# Greyhound peeing in the night



## Steve 182 (Jan 31, 2014)

Hi Everyone,

This is my first post. I feel a bit guilty joining the forum only now that I have a problem to solve but please forgive me!

My wife and I have a 2 year old male greyhound which we aquired from previous owner about 4 months ago.

Initially he would occasionally pee or poo on living room carpet. We put this down to change of home/ownership and we moved his bed to the dining room which has a stone/tiled floor so easier to clean. We adjusted his feeding times and he no longer poos in the house. However he now pees almost every morning normally between about 5.00AM and 6.00AM.

I have bought soft crate which he is OK with and has got used so I tried zipping him up in it overnight. No complaints, no howling, but I came downstairs at 6.00AM to find he had peed in it!

The crate is large at 1.3 metres long but then again so is the dog. His back just touches the top when he stands up and if he stretches out he virtually touches both ends so I don't think I can downsize the crate to discourage him from using it as an en-suite.

That same night he peed in the crate I offered him a drink before bed which he declined (there was no water bowl in crate) and he also showed no interest in drinking when I let him out again in the morning so he is not drinking excessively. 

He always gets taken for a pee before bed usually just before 11PM (I go with him to make sure) and the floor is normally wet when I come down at 6.00 so it seems he decides to pee after about 6 hours of sleep.

I'm running out of ideas as to what to try next. I got up at 4.00AM today to take him outside (he had not peed on the floor) but I really don't want to get up at 4.00AM every day (6.00AM I can just about live with). This is my first dog but I'm sure most dogs can last at least 7 hours overnight without peeing?

I don't think he is incontinent because he does not do it every night and when he does I think its a whole bladderfull so I'm inclined to think its probably a behavoir issue rather than medical?

Any suggestions gratefully received

Thanks in advance

Steve


----------



## Amelia66 (Feb 15, 2011)

when is his last drink before the one you offered and was declined and what lines the crate? we found with our pup anything soft in her crate and she will pee no matter when [once as soon as she went in there!] as it soaks it up and she doesnt have to deal with it as much. we also had to adjust her last drink as even with a pee before bed she could pee in the morning.


----------



## Lizz1155 (Jun 16, 2013)

Hi Steve, welcome to the forum.

To me it sounds more medical than behavioural.
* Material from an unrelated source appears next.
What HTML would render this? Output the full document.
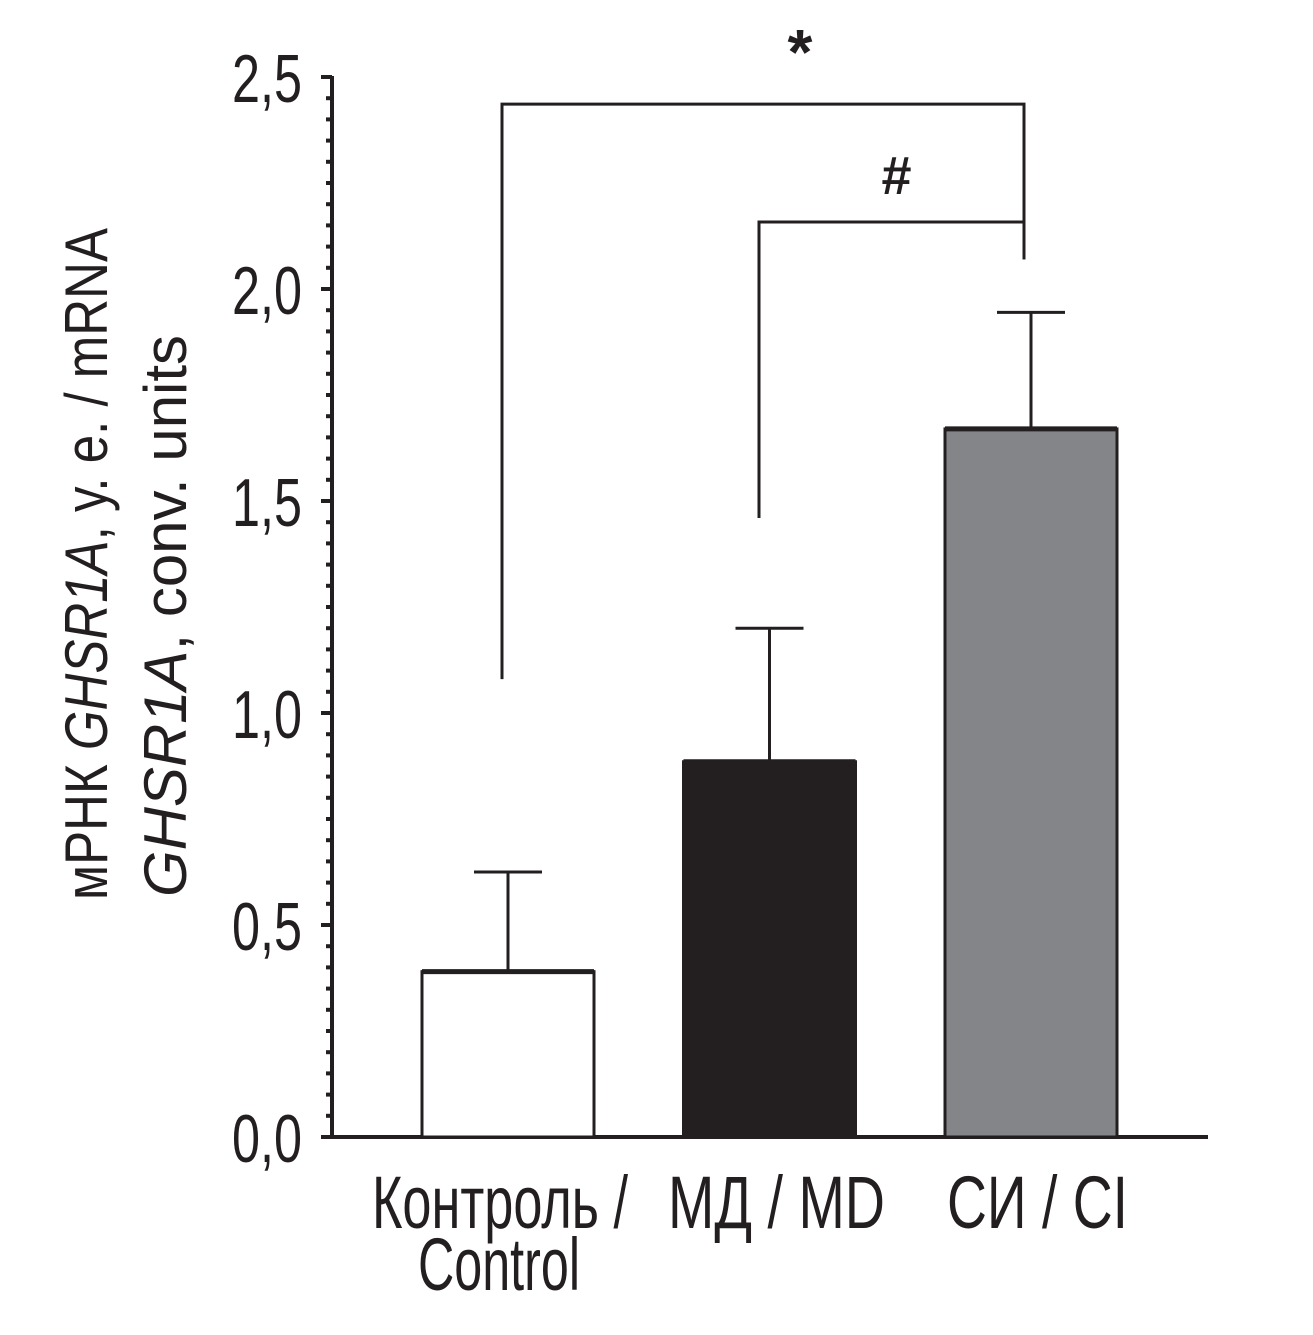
<!DOCTYPE html>
<html><head><meta charset="utf-8"><style>
html,body{margin:0;padding:0;background:#fff;}
svg{display:block;}
text{font-family:"Liberation Sans","DejaVu Sans",sans-serif;fill:#231f20;}
</style></head><body>
<svg id="chart" width="1313" height="1335" viewBox="0 0 1313 1335" xmlns="http://www.w3.org/2000/svg">
<g id="axes"></g>
<g id="bars"></g>
<g id="sig"></g>
<g id="ytitle">
<text transform="translate(107,900) rotate(-90)" font-size="60" textLength="672" lengthAdjust="spacingAndGlyphs">мРНК <tspan font-style="italic">GHSR1A</tspan>, у. е. / mRNA</text>
<text transform="translate(186,897) rotate(-90)" font-size="60" textLength="562" lengthAdjust="spacingAndGlyphs"><tspan font-style="italic">GHSR1A</tspan>, conv. units</text>
</g>
<g id="xlabels">
<text x="372" y="1228" font-size="74" textLength="256" lengthAdjust="spacingAndGlyphs">Контроль /</text>
<text x="418" y="1290" font-size="74" textLength="162" lengthAdjust="spacingAndGlyphs">Control</text>
<text x="668" y="1228" font-size="74" textLength="217" lengthAdjust="spacingAndGlyphs">МД / MD</text>
<text x="947" y="1228" font-size="74" textLength="181" lengthAdjust="spacingAndGlyphs">СИ / CI</text>
</g>
</svg>
<script>
const categories = ["Контроль / Control", "МД / MD", "СИ / CI"];
const means = [0.39, 0.885, 1.67];
const errors = [0.235, 0.315, 0.275];
const fills = ["#ffffff", "#231f20", "#848589"];
const yTicks = [0, 0.5, 1.0, 1.5, 2.0, 2.5];
const yTickLabels = ["0,0", "0,5", "1,0", "1,5", "2,0", "2,5"];
const brackets = [
  {label: "*", from: 0, to: 2, top: 2.436, leftEnd: 1.08, rightEnd: 2.07},
  {label: "#", from: 1, to: 2, top: 2.158, leftEnd: 1.46, rightEnd: 2.07}
];

const NS = "http://www.w3.org/2000/svg";
const y0 = 1137, pxPerUnit = 424;
function yScale(v){ return y0 - v * pxPerUnit; }
const barStart = 422, barStep = 261.5, barWidth = 172;
function xLeft(i){ return barStart + i * barStep; }
function xCenter(i){ return xLeft(i) + barWidth / 2; }
function mk(tag, attrs, parent){
  const e = document.createElementNS(NS, tag);
  for (const k in attrs) e.setAttribute(k, attrs[k]);
  parent.appendChild(e);
  return e;
}
const C = "#231f20";
const axes = document.getElementById("axes");
let yl = mk("line", {x1:332, y1:yScale(2.5)-1, x2:332, y2:y0+2, stroke:C, "stroke-width":4}, axes);


let xl = mk("line", {x1:322, y1:y0, x2:1208, y2:y0, stroke:C, "stroke-width":4}, axes);


for (let k = 0; k <= 50; k++) {
  const v = k * 0.05;
  const major = (k % 10 === 0);
  const t = mk("line", {x1: major ? 321 : 326, y1: yScale(v), x2: 332, y2: yScale(v), stroke:C, "stroke-width":4}, axes);
  
  
}
yTicks.forEach((v, i) => {
  const t = mk("text", {x:302, y: yScale(v) + 25, "font-size":68, "text-anchor":"end", textLength:70, lengthAdjust:"spacingAndGlyphs"}, axes);
  t.textContent = yTickLabels[i];
  
  
});
const bars = document.getElementById("bars");
means.forEach((m, i) => {
  const cx = xCenter(i);
  const eb = mk("path", {d:`M${cx},${yScale(m)} V${yScale(m+errors[i])} M${cx-34},${yScale(m+errors[i])} H${cx+34}`, stroke:C, "stroke-width":3, fill:"none"}, bars);
  
  
  const r = mk("rect", {x: xLeft(i), y: yScale(m), width: barWidth, height: y0 - yScale(m), fill: fills[i], stroke: C, "stroke-width": 3}, bars);
  
  
  const cap = mk("line", {x1:xLeft(i), y1:yScale(m), x2:xLeft(i)+barWidth, y2:yScale(m), stroke:C, "stroke-width":5}, bars);
  
  
});
const sig = document.getElementById("sig");
brackets.forEach(b => {
  const xa = b.from === 0 ? 502 : 759;
  const xb = 1024;
  const p = mk("path", {d:`M${xa},${yScale(b.leftEnd)} V${yScale(b.top)} H${xb} V${yScale(b.rightEnd)}`, stroke:C, "stroke-width":3, fill:"none"}, sig);
  
  
  const t = mk("text", {x:(xa+xb)/2 + (b.from===0?37:5), y: yScale(b.top) - (b.from===0?30:28), "font-size": b.from===0?64:54, "font-weight":"bold", "text-anchor":"middle", "font-family":"Liberation Serif, serif"}, sig);
  t.textContent = b.label;
  
  
});
</script>
</body></html>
Most dogs will do absolutely anything to avoid soiling their sleeping quarters (crate), and will only resort to doing so if they're desperate or incontinent. (Crate training a dog as a way of getting them toilet trained only works if the dog has the capacity to "hang on" - it they're incontinent or desperate they will still toilet in their crate. Even in the correct size crate, you cannot force a dog to hang on for a time beyond what they're capable of).

Given that your dog is fully emptying his bladder rather than just "marking", I would also go with "it's medical"/ "he just needs the toilet" rather than it being behavioral. It sounds like he cannot hang on until you're awake and ready to let him into the garden.

Also since you've experimented and taken him out at 4am and he hasn't then peed again between 5-6am, it would suggest that he actually needs to go to the toilet, as opposed to doing some form of behavioral peeing indoors. If it were behavioural he would most likely have still peed indoors between 5-6am, despite having a toilet break at 4am.

Most dogs can go overnight without peeing, however for some reason it sounds like your dog _genuinely_ can't. Try ruling out medical reasons (UTI's, bladder weakness, Cushing's, kidney issues...)

You shouldn't need to limit a dog's water intake so that they don't need to pee in the night. Sometimes it is suggested to limit a puppies water intake overnight, for housetraining purposes...but again, this tends to be unnecessary. Most dogs and pups can drink during the night without needing to pee during the night.


----------



## Sarah H (Jan 18, 2014)

I agree that it sounds like it could be medical. Make an appt with your vet to check, he may have a UTI or something. Even a puppy can usually hold it in overnight so unless his previous owners were letting him out in the middle of the night I'd assume it's medical, especially as it's a whole bladder full. 

Also if he's peeing on bedding it will soak in and make it more likely that he'll pee there again due to the fact it smells like a toilet (I'm sure you're washing his blankets but the amount of scent he needs in order to smell it is parts-per-trillion so will be able to smell any trace left that you've missed). 

Give all the bedding a really good hot wash and clean the soft crate and the areas around it to get rid of all traces and go to a vet to check for any bladder problems. Good luck


----------



## Lurcherlad (Jan 5, 2013)

Is it possible that he is asking to go out and you aren't hearing him? It may be that he is being woken by cats or foxes outside, which is unsettling him.

Apart from the other suggestions of checking for anything medical, I would set the alarm for say, 5am and let him out for a wee, and gradually make it later by 5 mins or so each day and see if you can stretch him to your getting up time.

4 months is still quite soon for a re-homed dog and they can sometimes take a step or two backwards in their training/settling.

Also, you need to make sure everything is washed with biological powder to there is no lingering scent - which can encourage more soiling in that area.


----------



## Steve 182 (Jan 31, 2014)

Thank-you all for your replies.

I think I do need to have the vet check him out so that will be next step. What is curios though is that on 2 occations in the past month we have stayed in a hotel (with the dog in our room) and on neither occation, much to our relief did he pee on the floor. This is despite having to hold his bladder until about 7AM. At home he sleeps downstairs away from us and pees most nights now.


----------



## Steve 182 (Jan 31, 2014)

Thank-you all for your replies

I think my next step needs to be to take him to the vet to try to establish if its a medical condition.


----------



## Steve 182 (Jan 31, 2014)

Unfortunately it looks like I'm going to have to admit defeat and give up the dog. 

He has had negative urine test, been on a course of antibiotics (of a variety geared for bladder infections) but to no avail.

Dog spent 3 nights at my parents last month with my father taking him out at 4am for a pee each morning but he pooped in the house on 2 nights between 4 and 7!

3 or 4 months of getting up around 3-4AM every night to take dog to toilet is bad enough for me but today he peed on his bed in the back of car 5 mins after getting in so my wife has told me thats the last straw and the dog has to go. I've drawn the conclusion that he has behavoural issues and is untrainable (at least untrainable by me if he pees in his bed). 

I'm very upset but now I think I'm out of options.


----------